- _SHORT PROBLEM_
Print nothing but the lines from the start of the listing below through the line that contains "var yTicks = [0,10,20,30,40,50,60,70,80,90,100];". Do not include the pictures.

- _INFORMATION SUPPLIED_

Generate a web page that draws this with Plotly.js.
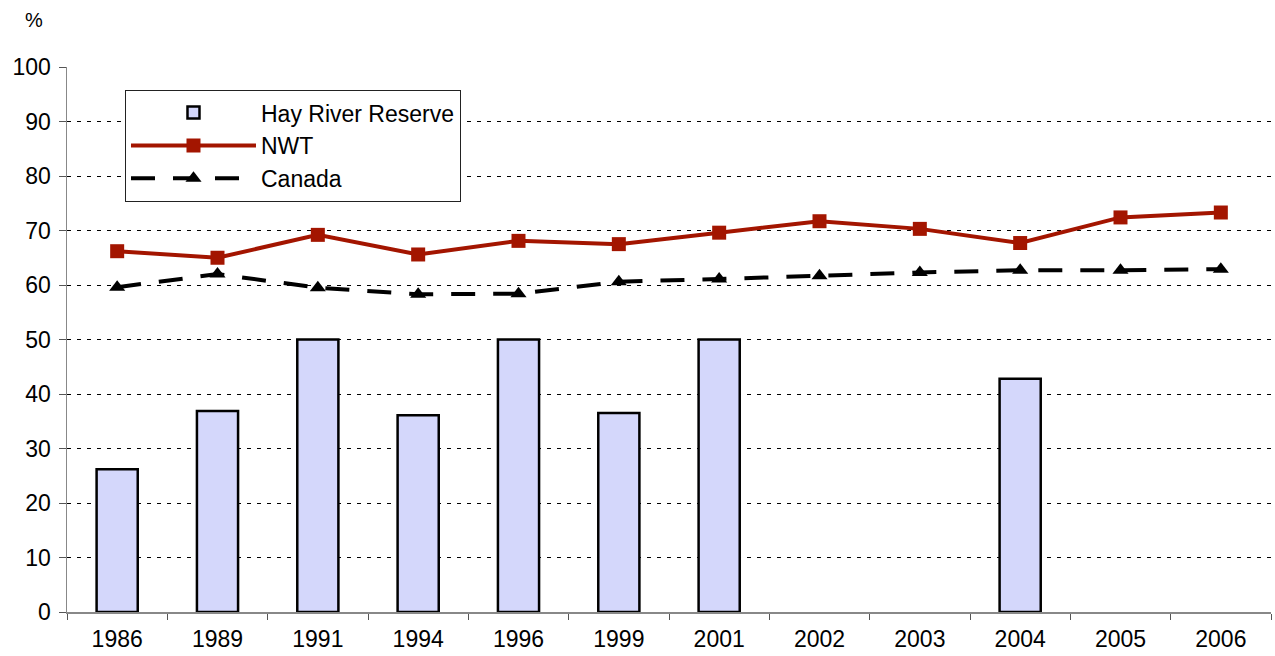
<!DOCTYPE html>
<html>
<head>
<meta charset="utf-8">
<script src="https://cdn.plot.ly/plotly-3.0.1.min.js"></script>
<style>html,body{margin:0;padding:0;background:#fff;}#chart{width:1275px;height:656px;}</style>
</head>
<body>
<div id="chart"></div>
<script>
var years = ["1986","1989","1991","1994","1996","1999","2001","2002","2003","2004","2005","2006"];
var hayRiver = [26.2, 36.9, 50.0, 36.1, 50.0, 36.5, 50.0, null, null, 42.8, null, null];
var nwt = [66.2, 65.0, 69.2, 65.6, 68.1, 67.5, 69.6, 71.7, 70.3, 67.7, 72.4, 73.3];
var canada = [59.6, 62.0, 59.5, 58.3, 58.4, 60.6, 61.1, 61.7, 62.3, 62.7, 62.7, 62.9];
var yTicks = [0,10,20,30,40,50,60,70,80,90,100];

var traces = [
  {type:'bar', name:'Hay River Reserve', x:years, y:hayRiver,
   marker:{color:'#D4D7FB', line:{color:'#000', width:2.5}}},
  {type:'scatter', mode:'lines+markers', name:'NWT', x:years, y:nwt,
   line:{color:'#A31500', width:4}, marker:{symbol:'square', size:14, color:'#A31500'}},
  {type:'scatter', mode:'lines+markers', name:'Canada', x:years, y:canada,
   line:{color:'#000', width:4, dash:'24px,18px'}, marker:{symbol:'triangle-up', size:14, color:'#000'}}
];

var layout = {
  width:1275, height:656,
  margin:{l:67, r:4, t:67, b:44},
  paper_bgcolor:'#fff', plot_bgcolor:'#fff',
  font:{family:'Liberation Sans, Arial, sans-serif', size:23, color:'#000'},
  bargap:0.59,
  showlegend:true,
  legend:{x:0.048, y:0.958, xanchor:'left', yanchor:'top', bgcolor:'#fff',
          bordercolor:'#222', borderwidth:1.2, font:{size:23}, tracegroupgap:0,
          itemwidth:125},
  xaxis:{type:'category', categoryorder:'array', categoryarray:years, range:[-0.5, 11.5],
         showgrid:false, showline:true, linecolor:'#888', linewidth:1.5,
         ticks:'outside', tickson:'boundaries', ticklen:6, tickcolor:'#555',
         ticklabelstandoff:6,
         tickfont:{size:23}, zeroline:false, fixedrange:true},
  yaxis:{range:[0,100], tickvals:yTicks, showgrid:true, gridcolor:'#000',
         griddash:'4px,6px', gridwidth:1, showline:true, linecolor:'#888', linewidth:1.5,
         ticks:'outside', ticklen:7, tickcolor:'#555', tickfont:{size:23},
         ticklabelstandoff:3,
         zeroline:false, fixedrange:true},
  annotations:[{text:'%', xref:'paper', yref:'paper', x:-0.027, y:1.087,
    showarrow:false, font:{size:20}, xanchor:'center', yanchor:'middle'}]
};

Plotly.newPlot('chart', traces, layout, {displayModeBar:false, staticPlot:true});
</script>
</body>
</html>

- _THE RESPONSE_
Generate a web page that draws this with Plotly.js.
<!DOCTYPE html>
<html>
<head>
<meta charset="utf-8">
<script src="https://cdn.plot.ly/plotly-3.0.1.min.js"></script>
<style>html,body{margin:0;padding:0;background:#fff;}#chart{width:1275px;height:656px;}</style>
</head>
<body>
<div id="chart"></div>
<script>
var years = ["1986","1989","1991","1994","1996","1999","2001","2002","2003","2004","2005","2006"];
var hayRiver = [26.2, 36.9, 50.0, 36.1, 50.0, 36.5, 50.0, null, null, 42.8, null, null];
var nwt = [66.2, 65.0, 69.2, 65.6, 68.1, 67.5, 69.6, 71.7, 70.3, 67.7, 72.4, 73.3];
var canada = [59.6, 62.0, 59.5, 58.3, 58.4, 60.6, 61.1, 61.7, 62.3, 62.7, 62.7, 62.9];
var yTicks = [0,10,20,30,40,50,60,70,80,90,100];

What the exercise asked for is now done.